Deterministic Identification Over Channels With Finite Output: A Dimensional Perspective on Superlinear Rates

Abstract

Following initial work by JaJa, Ahlswede and Cai, and inspired by a recent renewed surge in interest in deterministic identification (DI) via noisy channels, we consider the problem in its generality for memoryless channels with finite output, but arbitrary input alphabets. Such a channel is essentially given by its output distributions as a subset in the probability simplex. Our main findings are that the maximum length of messages thus identifiable scales superlinearly as $R\,n\log n$ with the block length n, and that the optimal rate R is bounded in terms of the covering (aka Minkowski, or Kolmogorov, or entropy) dimension d of a certain algebraic transformation of the output set: $\frac {1}{4} d \leq R \leq \frac {1}{2} d$ . Remarkably, both the lower and upper Minkowski dimensions play a role in this result.
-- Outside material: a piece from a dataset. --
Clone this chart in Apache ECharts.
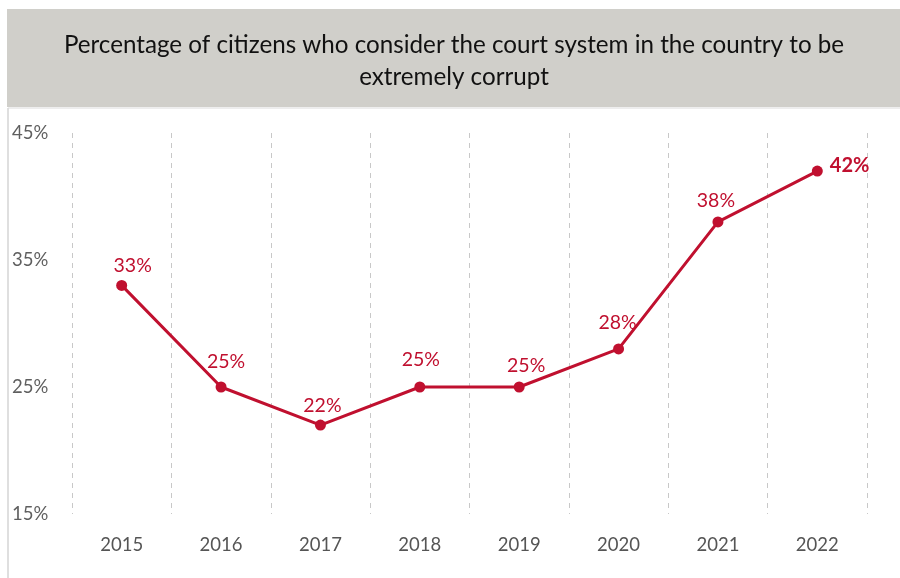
<!DOCTYPE html>
<html>
<head>
<meta charset="utf-8">
<script src="https://cdn.jsdelivr.net/npm/echarts@6/dist/echarts.min.js"></script>
<style>
  html, body { margin: 0; padding: 0; background: #ffffff; }
  #chart { width: 900px; height: 578px; }
</style>
</head>
<body>
<div id="chart"></div>
<script>
// Survey years and share of citizens rating the courts as extremely corrupt (%)
const years = ['2015', '2016', '2017', '2018', '2019', '2020', '2021', '2022'];
const corruptShare = [33, 25, 22, 25, 25, 28, 38, 42];
const yTicks = [15, 25, 35, 45];

// Small per-label nudges [dx, dy] so the value labels sit clear of the line
const labelNudge = [[11, 0], [5, -6], [2, 0], [1, -8], [7, -2], [-1, -7], [-2, -2], [0, -6]];

const titleLines = 'Percentage of citizens who consider the court system in the country to be\nextremely corrupt';
const font = 'Lato, "Open Sans", sans-serif';
const red = '#c0102f';

const chart = echarts.init(document.getElementById('chart'), null, { renderer: 'canvas' });

const lastIdx = corruptShare.length - 1;
const seriesData = corruptShare.map((v, i) => {
  const label = { offset: labelNudge[i] };
  if (i === lastIdx) {
    Object.assign(label, { position: 'right', distance: 7, fontWeight: 'bold', fontSize: 20 });
  }
  return { value: v, label };
});

chart.setOption({
  animation: false,
  backgroundColor: '#ffffff',
  graphic: [
    {
      type: 'rect',
      shape: { x: 7, y: 9, width: 893, height: 98 },
      style: { fill: '#d0cfca' },
      silent: true
    },
    {
      type: 'line',
      shape: { x1: 8, y1: 108, x2: 8, y2: 578 },
      style: { stroke: '#d4d4d4', lineWidth: 1.5 },
      silent: true
    },
    {
      type: 'line',
      shape: { x1: 8, y1: 108, x2: 900, y2: 108 },
      style: { stroke: '#dcdcdc', lineWidth: 1 },
      silent: true
    },
    {
      type: 'text',
      x: 454,
      y: 29,
      style: {
        text: titleLines,
        font: '24.2px ' + font,
        fill: '#111111',
        align: 'center',
        textAlign: 'center',
        lineHeight: 32
      },
      silent: true
    }
  ],
  grid: { left: 72, right: 33, top: 133, bottom: 64, containLabel: false },
  xAxis: {
    type: 'category',
    data: years,
    boundaryGap: true,
    axisLine: { show: false },
    axisTick: { show: false },
    axisLabel: { color: '#555555', fontSize: 18.5, fontFamily: font, margin: 22 },
    splitLine: {
      show: true,
      interval: 0,
      lineStyle: { color: '#c8c8c8', type: [5, 5], width: 1 }
    }
  },
  yAxis: {
    type: 'value',
    min: 15,
    max: 45,
    interval: 10,
    axisLine: { show: false },
    axisTick: { show: false },
    splitLine: { show: false },
    axisLabel: {
      color: '#5f5f5f',
      fontSize: 18.5,
      fontFamily: font,
      align: 'left',
      margin: 60,
      formatter: v => (yTicks.includes(v) ? v + '%' : '')
    }
  },
  series: [
    {
      type: 'line',
      data: seriesData,
      color: red,
      lineStyle: { color: red, width: 3 },
      symbol: 'circle',
      symbolSize: 11,
      itemStyle: { color: red },
      label: {
        show: true,
        position: 'top',
        distance: 4,
        color: red,
        fontSize: 19.5,
        fontFamily: font,
        formatter: p => p.value + '%'
      }
    }
  ]
});
</script>
</body>
</html>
Along the way, we present a Hypothesis Testing Lemma showing that it is sufficient to ensure pairwise reliable distinguishability of the output distributions to construct a DI code. Although we do not know the exact capacity formula, we can conclude that the DI capacity exhibits superactivation: there exist channels whose capacities individually are zero, but whose product has positive capacity. We also generalise these results to classical-quantum channels with finite-dimensional output quantum system, in particular to quantum channels on finite-dimensional quantum systems under the constraint that the identification code can only use tensor product inputs.